If you want varying sizes of chunks according to some other criteria, that sounds more like you want to use the Group Loop, based on one or more grouping columns.

If that’s not it, please can you provide an example of what you are trying to do.

Alternatively is a loop even what you are requiring? If you want to split a table according to a specific criteria, there is possibly the Table Splitter node (assuming KNIME 5.x) , which can split a table in two based on a value in a given column.

CMackey · November 26, 2024, 1:11pm

Hi @takbb - thanks for your response.

So I have a collection of Excel files that can vary from 12 rows long to 18, with the average being 16. These are formatted for visual appearance, as they’re usually intended to be Certificates of Authentication.

What I’m trying to do is extract the relevant data from each, in turn, and present it as a single table - this is just so at the end of a project we don’t have to search through every file to find the right data points.
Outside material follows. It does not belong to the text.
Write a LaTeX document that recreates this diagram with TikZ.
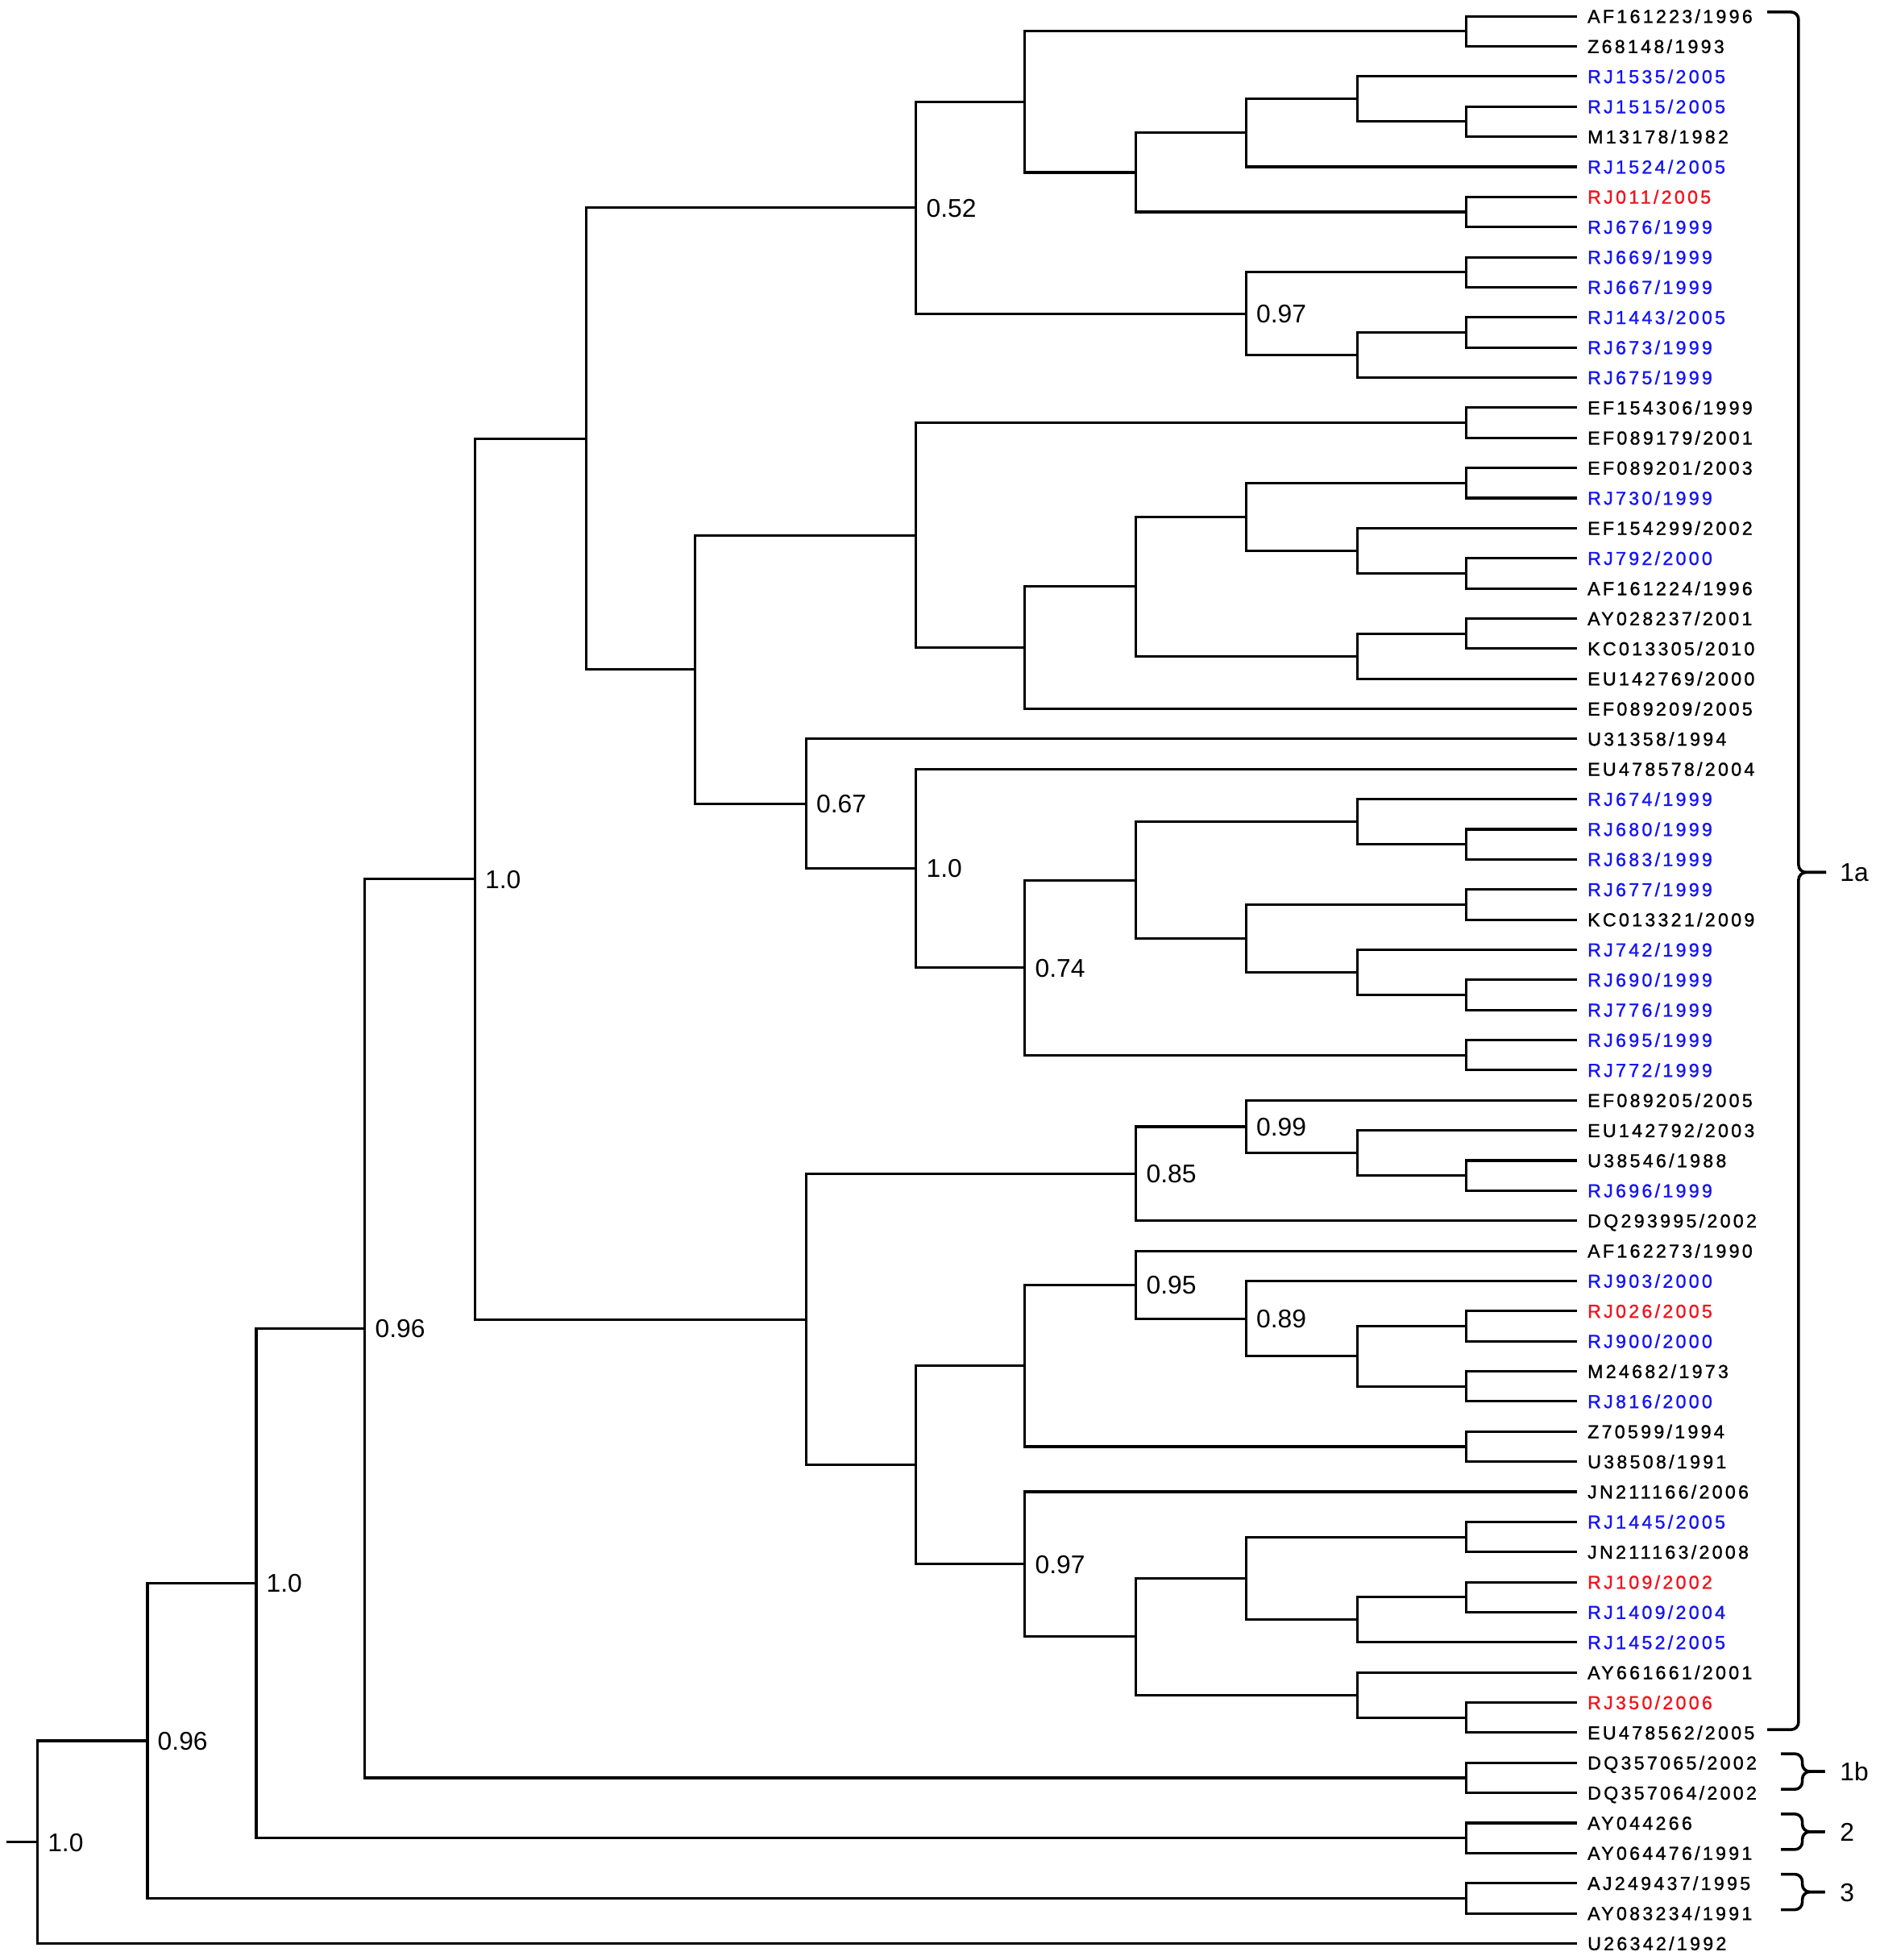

My current script works using a Chunk Loop and assumes every form will be 16 rows long, but I know it’ll fail if a different size appears. That’s what I’m trying to account for. Perhaps the Group Loop will help, as you suggest, though I don’t understand how to configure it.

Unfortunately I can’t show you an example of the input forms for proprietary reasons.

iCFO · November 26, 2024, 2:55pm

Group loop should do it. You just need to create a column that identifies the loop groups before hand if one doesn’t exist, then point the group loop toward it. You could use the Expression or Rule node to build one (as well as others).

As a personal general rule I tend to warn against using the Chuck loop node in data cleanup / pre-processing. It assumes a consistent rigid data structure, and often those structures change as systems are updated. I prefer using a rule based / group loop approach even when a chunk loop would suffice for the initial workflow construction. It will be more flexible to data structure changes and quicker to adapt later if issues arise. I typically only use Chunk loops to control the timing / processing load of tasks in the workflow itself.

Is the group Identification in Excel “formatting only”, or can the be identified via logic in the data itself? If it is formatting only, then upload an excel sample file with dummy data so we can take a look.

CMackey · November 26, 2024, 4:34pm

After fiddling with it a bit longer I realised I’d overlooked the “Append Path as Column” function in the Excel Reader node. With this added, I now have a consistent value that can be treated using Group Loop. Thanks for prompting me to think of it!

iCFO · November 26, 2024, 6:09pm

Good call. I use that setting every time I read from Excel as a matter of habit. You never know when it will come in handy during data prep!

system · December 3, 2024, 6:10pm

This topic was automatically closed 7 days after the last reply. New replies are no longer allowed.